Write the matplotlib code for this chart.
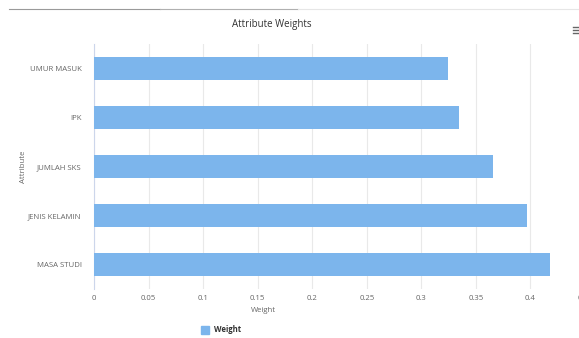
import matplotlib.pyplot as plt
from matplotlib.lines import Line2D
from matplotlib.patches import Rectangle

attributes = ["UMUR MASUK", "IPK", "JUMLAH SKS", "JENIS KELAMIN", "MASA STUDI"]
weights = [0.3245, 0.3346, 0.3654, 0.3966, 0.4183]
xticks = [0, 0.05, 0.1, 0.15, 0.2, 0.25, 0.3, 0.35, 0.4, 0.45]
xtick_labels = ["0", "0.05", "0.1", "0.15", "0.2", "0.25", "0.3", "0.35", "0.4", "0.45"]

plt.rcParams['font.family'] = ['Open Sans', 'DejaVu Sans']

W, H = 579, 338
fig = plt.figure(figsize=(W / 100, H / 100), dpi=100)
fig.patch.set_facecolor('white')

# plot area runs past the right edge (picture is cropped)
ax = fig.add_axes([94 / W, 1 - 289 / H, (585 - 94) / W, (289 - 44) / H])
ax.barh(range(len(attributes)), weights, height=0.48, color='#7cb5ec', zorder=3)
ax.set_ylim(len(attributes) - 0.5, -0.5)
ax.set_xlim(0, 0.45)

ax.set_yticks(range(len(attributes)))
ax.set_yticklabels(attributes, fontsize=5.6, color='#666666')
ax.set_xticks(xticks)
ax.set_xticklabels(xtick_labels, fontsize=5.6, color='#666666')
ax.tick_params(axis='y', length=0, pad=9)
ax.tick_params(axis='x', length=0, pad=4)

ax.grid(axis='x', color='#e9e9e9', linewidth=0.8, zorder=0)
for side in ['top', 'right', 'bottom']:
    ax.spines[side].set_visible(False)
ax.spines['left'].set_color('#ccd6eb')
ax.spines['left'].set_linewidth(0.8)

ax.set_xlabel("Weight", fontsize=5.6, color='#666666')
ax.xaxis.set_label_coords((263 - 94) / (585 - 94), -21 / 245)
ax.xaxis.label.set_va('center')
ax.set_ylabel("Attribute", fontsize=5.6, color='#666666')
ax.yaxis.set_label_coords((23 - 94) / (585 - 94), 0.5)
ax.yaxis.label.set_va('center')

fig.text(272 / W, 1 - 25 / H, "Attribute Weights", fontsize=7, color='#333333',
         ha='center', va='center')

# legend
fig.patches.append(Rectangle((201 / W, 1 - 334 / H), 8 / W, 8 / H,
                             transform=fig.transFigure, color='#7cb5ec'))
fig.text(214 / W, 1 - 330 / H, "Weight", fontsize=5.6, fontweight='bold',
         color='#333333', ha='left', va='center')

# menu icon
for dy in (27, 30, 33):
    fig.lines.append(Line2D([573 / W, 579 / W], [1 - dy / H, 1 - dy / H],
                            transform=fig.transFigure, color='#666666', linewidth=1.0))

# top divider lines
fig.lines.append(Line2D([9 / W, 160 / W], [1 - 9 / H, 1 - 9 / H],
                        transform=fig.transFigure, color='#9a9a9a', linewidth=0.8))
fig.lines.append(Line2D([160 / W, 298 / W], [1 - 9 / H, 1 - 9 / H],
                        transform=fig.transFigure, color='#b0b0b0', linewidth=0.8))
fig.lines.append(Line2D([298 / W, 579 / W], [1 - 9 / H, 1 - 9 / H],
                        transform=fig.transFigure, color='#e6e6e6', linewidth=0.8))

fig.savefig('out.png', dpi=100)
* * *
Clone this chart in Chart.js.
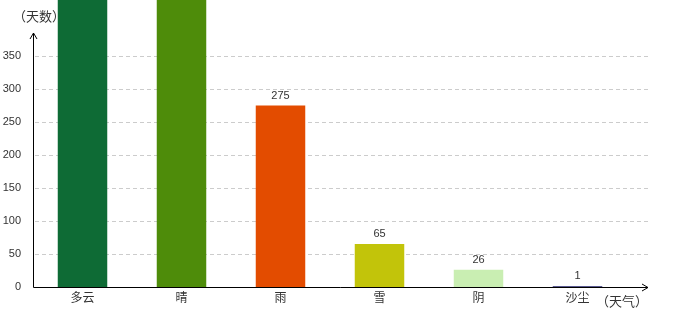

WORK REQUIRED:
Take every line from the data that contains the word "matplotlib".

EXERCISE RESULT:
Write the matplotlib code for this chart.
import matplotlib.pyplot as plt
from matplotlib.lines import Line2D
from matplotlib.patches import Rectangle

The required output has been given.